What are Research Gaps?

Prior to and during the literature review and data analysis, the review team and the Community Preventive Services Task Force attempt to address the key questions of what interventions work, for whom, under what conditions, and at what cost. Lack of sufficient information often leaves one or more of these questions unanswered. The Community Guide refers to these as "research gaps." Research gaps can be pulled together in the form of a basic set of questions to inform a research agenda for those in the field or can be a more extensive narrative that weaves mention of gaps into a discussion generated by findings from the review.

Incentives and Competitions When Used Alone

Only a single study of worksite-based incentives or competitions when implemented alone was identified, thus there was an insufficient number of studies to draw a conclusion on the evidence on effectiveness. Consequently, this intervention approach remains a potential area for future research. An earlier Community Guide review of community-based smoking cessation contests also found insufficient evidence to support a conclusion on effectiveness. In the community-based intervention studies, evidence was considered insufficient because most studies focused only on contest participants and did not include either a defined study population of eligible tobacco users or a concurrent comparison group. Worksite-based interventions, in contrast to community-based efforts, provide a study population that may be easier to quantify and define, and should provide an opportunity to evaluate participation and impact among eligible tobacco users. In addition, incentives might be offered in ways other than through tobacco cessation contests (such as rewards for setting and achieving personal health goals) and these intervention options remain an area for further research.
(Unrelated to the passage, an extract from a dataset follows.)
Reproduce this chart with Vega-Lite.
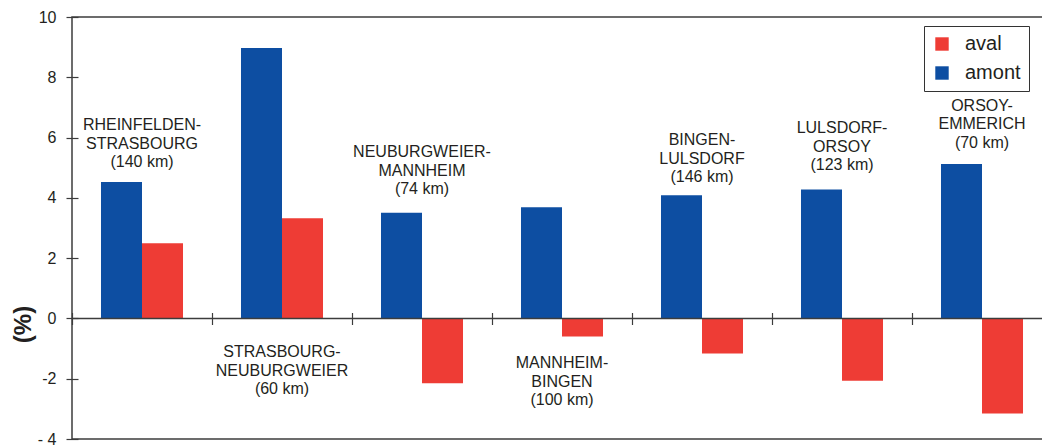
{
  "$schema": "https://vega.github.io/schema/vega-lite/v6.json",
  "width": 980,
  "height": 422,
  "autosize": {"type": "none"},
  "padding": {"left": 72, "top": 17, "right": -10, "bottom": 7},
  "background": "white",
  "config": {
    "font": "Liberation Sans",
    "view": {"stroke": "#3c3c3c", "strokeWidth": 1.5},
    "axis": {"domainColor": "#3c3c3c", "tickColor": "#3c3c3c", "labelColor": "#231f20", "titleColor": "#231f20"}
  },
  "datasets": {
    "bars": [
      {"troncon": "T1", "serie": "amont", "value": 4.53},
      {"troncon": "T1", "serie": "aval", "value": 2.49},
      {"troncon": "T2", "serie": "amont", "value": 8.97},
      {"troncon": "T2", "serie": "aval", "value": 3.32},
      {"troncon": "T3", "serie": "amont", "value": 3.51},
      {"troncon": "T3", "serie": "aval", "value": -2.15},
      {"troncon": "T4", "serie": "amont", "value": 3.69},
      {"troncon": "T4", "serie": "aval", "value": -0.6},
      {"troncon": "T5", "serie": "amont", "value": 4.09},
      {"troncon": "T5", "serie": "aval", "value": -1.16},
      {"troncon": "T6", "serie": "amont", "value": 4.28},
      {"troncon": "T6", "serie": "aval", "value": -2.07},
      {"troncon": "T7", "serie": "amont", "value": 5.12},
      {"troncon": "T7", "serie": "aval", "value": -3.15}
    ],
    "labels": [
      {"troncon": "T1", "ly": 6.68, "label": "RHEINFELDEN-|STRASBOURG|(140 km)"},
      {"troncon": "T2", "ly": -0.86, "label": "STRASBOURG-|NEUBURGWEIER|(60 km)"},
      {"troncon": "T3", "ly": 5.78, "label": "NEUBURGWEIER-|MANNHEIM|(74 km)"},
      {"troncon": "T4", "ly": -1.22, "label": "MANNHEIM-|BINGEN|(100 km)"},
      {"troncon": "T5", "ly": 6.18, "label": "BINGEN-|LULSDORF|(146 km)"},
      {"troncon": "T6", "ly": 6.58, "label": "LULSDORF-|ORSOY|(123 km)"},
      {"troncon": "T7", "ly": 7.32, "label": "ORSOY-|EMMERICH|(70 km)"}
    ]
  },
  "layer": [
    {
      "data": {"name": "bars"},
      "mark": {"type": "bar"},
      "encoding": {
        "x": {
          "field": "troncon", "type": "nominal", "sort": null,
          "scale": {"paddingInner": 0, "paddingOuter": 0},
          "axis": {"orient": "bottom", "offset": -126.5, "domain": false, "labels": false, "ticks": true, "tickSize": 12, "tickWidth": 1.2, "bandPosition": 0, "title": null}
        },
        "xOffset": {"field": "serie", "type": "nominal", "scale": {"domain": ["amont", "aval"], "paddingOuter": 0.707, "paddingInner": 0}},
        "y": {
          "field": "value", "type": "quantitative",
          "scale": {"domain": [-4, 10], "nice": false, "zero": false},
          "axis": {
            "values": [-4, -2, 0, 2, 4, 6, 8, 10],
            "offset": -6, "tickSize": 12, "tickWidth": 1.2, "domain": false, "grid": false,
            "labelFontSize": 16, "labelPadding": 10,
            "labelExpr": "datum.value == -4 ? '- 4' : (datum.value < 0 ? '-' + abs(datum.value) : datum.label)",
            "title": "(%)", "titleFontSize": 24, "titleFontWeight": "bold", "titlePadding": 2, "titleY": 307
          }
        },
        "color": {
          "field": "serie", "type": "nominal",
          "scale": {"domain": ["aval", "amont"], "range": ["#ee3c35", "#0d4ea2"]},
          "legend": {
            "orient": "none", "legendX": 852, "legendY": 9, "title": null,
            "symbolType": "square", "symbolSize": 180, "symbolStrokeWidth": 0,
            "labelFontSize": 20, "labelColor": "#231f20", "rowPadding": 9, "labelOffset": 13,
            "strokeColor": "#333333", "fillColor": "white", "padding": 8
          }
        }
      }
    },
    {
      "data": {"values": [{"z": 0}]},
      "mark": {"type": "rule", "color": "#3c3c3c", "strokeWidth": 1.5},
      "encoding": {"y": {"field": "z", "type": "quantitative"}}
    },
    {
      "data": {"name": "labels"},
      "mark": {"type": "text", "baseline": "top", "align": "center", "fontSize": 16, "lineBreak": "|", "lineHeight": 18.5, "color": "#231f20"},
      "encoding": {
        "x": {"field": "troncon", "type": "nominal", "sort": null},
        "y": {"field": "ly", "type": "quantitative"},
        "text": {"field": "label"}
      }
    }
  ]
}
Incentives and Competitions When Combined with Additional Interventions

Although the evidence demonstrates that worksite-based smoking cessation interventions, when implemented in combination with incentives and competitions, are effective, the studies evaluated in this review do not provide sufficient evidence to distinguish the independent or synergistic contribution of rewards on participation or tobacco use behavior change. Future studies, for example, could directly compare short and long term cessation rates for tobacco users recruited to a worksite-based group cessation program based on the provision or absence of an incentive or competition.

Only one study specifically included or evaluated access to nicotine replacement therapies as part of a worksite cessation program. Worksite-based interventions to increase access to nicotine replacement therapies (and other effective pharmacotherapies), as part of a combined cessation program, remain an area for further research.

We observed, as also described in other reviews, recurring problems in the measurement and reporting of tobacco use outcomes. Future research needs to address these problems. Analyses that include the entire workforce or an estimate of the proportion of tobacco users from a baseline survey of self-reported smoking status (i.e., those eligible for this intervention) would permit calculations of program participation and estimates of intervention impact (such as a change in workforce tobacco use prevalence or in the total number of current tobacco users). In several studies, follow-up periods were calculated from the initiation of the intervention and not from the end of the intervention (e.g., from the last round of a smoking cessation contest).